Recorded data:

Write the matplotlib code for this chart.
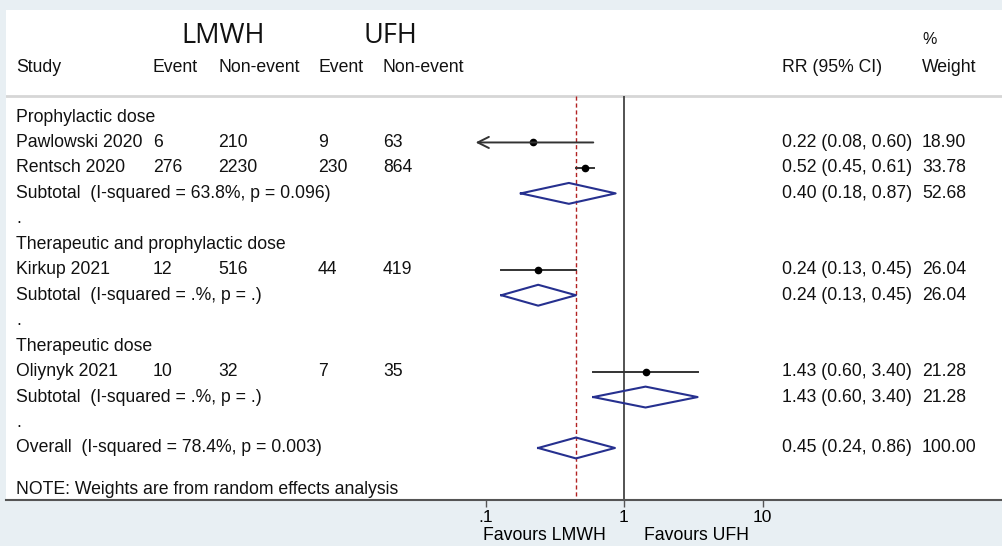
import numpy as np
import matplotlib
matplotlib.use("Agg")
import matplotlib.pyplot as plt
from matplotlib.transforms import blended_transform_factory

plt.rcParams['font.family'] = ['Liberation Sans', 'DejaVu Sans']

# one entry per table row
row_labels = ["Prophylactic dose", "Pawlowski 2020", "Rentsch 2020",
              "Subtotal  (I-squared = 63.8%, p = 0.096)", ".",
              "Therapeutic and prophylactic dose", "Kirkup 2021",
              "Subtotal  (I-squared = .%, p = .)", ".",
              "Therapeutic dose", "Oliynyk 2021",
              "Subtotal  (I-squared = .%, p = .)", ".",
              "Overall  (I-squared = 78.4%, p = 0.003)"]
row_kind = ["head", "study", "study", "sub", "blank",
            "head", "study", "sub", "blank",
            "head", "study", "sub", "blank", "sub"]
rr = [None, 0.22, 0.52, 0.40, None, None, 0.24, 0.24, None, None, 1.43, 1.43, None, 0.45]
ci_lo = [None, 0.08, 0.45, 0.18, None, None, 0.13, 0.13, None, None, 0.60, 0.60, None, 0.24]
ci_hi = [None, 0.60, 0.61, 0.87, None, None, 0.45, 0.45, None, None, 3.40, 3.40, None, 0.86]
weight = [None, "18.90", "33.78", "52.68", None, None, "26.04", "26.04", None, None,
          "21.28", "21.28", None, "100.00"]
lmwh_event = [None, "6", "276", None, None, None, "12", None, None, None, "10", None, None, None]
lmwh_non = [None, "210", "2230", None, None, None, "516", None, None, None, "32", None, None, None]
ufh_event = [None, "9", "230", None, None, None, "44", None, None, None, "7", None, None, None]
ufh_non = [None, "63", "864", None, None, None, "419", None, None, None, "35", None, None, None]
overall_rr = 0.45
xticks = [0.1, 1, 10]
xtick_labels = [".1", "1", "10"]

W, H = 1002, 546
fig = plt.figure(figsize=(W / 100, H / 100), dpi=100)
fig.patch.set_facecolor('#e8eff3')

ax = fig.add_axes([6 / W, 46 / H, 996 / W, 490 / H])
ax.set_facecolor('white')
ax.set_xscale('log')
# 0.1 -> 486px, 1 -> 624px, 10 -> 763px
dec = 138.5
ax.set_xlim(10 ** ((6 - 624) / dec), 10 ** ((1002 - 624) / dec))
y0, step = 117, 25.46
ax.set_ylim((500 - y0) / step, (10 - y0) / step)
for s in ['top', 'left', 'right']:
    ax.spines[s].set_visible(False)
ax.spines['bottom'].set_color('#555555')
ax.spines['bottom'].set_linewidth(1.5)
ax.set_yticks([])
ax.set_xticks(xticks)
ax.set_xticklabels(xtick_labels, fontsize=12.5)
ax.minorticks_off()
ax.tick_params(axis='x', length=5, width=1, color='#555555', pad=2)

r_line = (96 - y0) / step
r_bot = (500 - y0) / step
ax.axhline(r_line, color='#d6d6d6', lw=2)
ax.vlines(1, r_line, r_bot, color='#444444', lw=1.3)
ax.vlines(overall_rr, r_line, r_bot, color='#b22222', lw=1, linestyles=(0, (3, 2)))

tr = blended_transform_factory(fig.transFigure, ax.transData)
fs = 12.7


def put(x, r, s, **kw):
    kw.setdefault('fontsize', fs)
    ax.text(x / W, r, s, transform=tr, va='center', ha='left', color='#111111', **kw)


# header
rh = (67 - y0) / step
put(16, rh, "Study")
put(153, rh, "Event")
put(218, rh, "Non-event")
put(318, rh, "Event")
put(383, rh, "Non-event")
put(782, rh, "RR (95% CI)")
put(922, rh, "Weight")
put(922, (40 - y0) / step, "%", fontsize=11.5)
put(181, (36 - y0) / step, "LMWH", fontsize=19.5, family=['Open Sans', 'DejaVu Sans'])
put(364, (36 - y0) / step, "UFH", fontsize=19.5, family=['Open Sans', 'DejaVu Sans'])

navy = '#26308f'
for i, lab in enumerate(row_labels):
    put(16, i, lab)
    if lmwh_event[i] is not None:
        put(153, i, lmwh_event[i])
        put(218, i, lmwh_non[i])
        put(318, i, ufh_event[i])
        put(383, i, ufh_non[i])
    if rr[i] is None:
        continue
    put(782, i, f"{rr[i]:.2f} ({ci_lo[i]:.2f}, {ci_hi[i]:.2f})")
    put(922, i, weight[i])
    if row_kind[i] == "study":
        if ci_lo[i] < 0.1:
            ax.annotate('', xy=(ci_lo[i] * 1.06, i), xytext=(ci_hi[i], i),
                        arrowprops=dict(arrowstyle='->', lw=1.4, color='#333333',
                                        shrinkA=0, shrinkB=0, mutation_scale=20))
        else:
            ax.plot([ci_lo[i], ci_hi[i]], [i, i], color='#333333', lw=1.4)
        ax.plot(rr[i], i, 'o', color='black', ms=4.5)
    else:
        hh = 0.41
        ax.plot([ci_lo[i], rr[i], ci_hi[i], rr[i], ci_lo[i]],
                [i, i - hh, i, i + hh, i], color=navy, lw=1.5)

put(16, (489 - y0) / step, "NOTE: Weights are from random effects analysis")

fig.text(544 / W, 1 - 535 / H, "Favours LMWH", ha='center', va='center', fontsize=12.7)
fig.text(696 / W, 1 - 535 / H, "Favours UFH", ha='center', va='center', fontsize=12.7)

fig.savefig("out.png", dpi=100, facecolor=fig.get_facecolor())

Work instructions:
Give the number of lines in the data that contain "matplotlib", with no other words.

Task answer:
5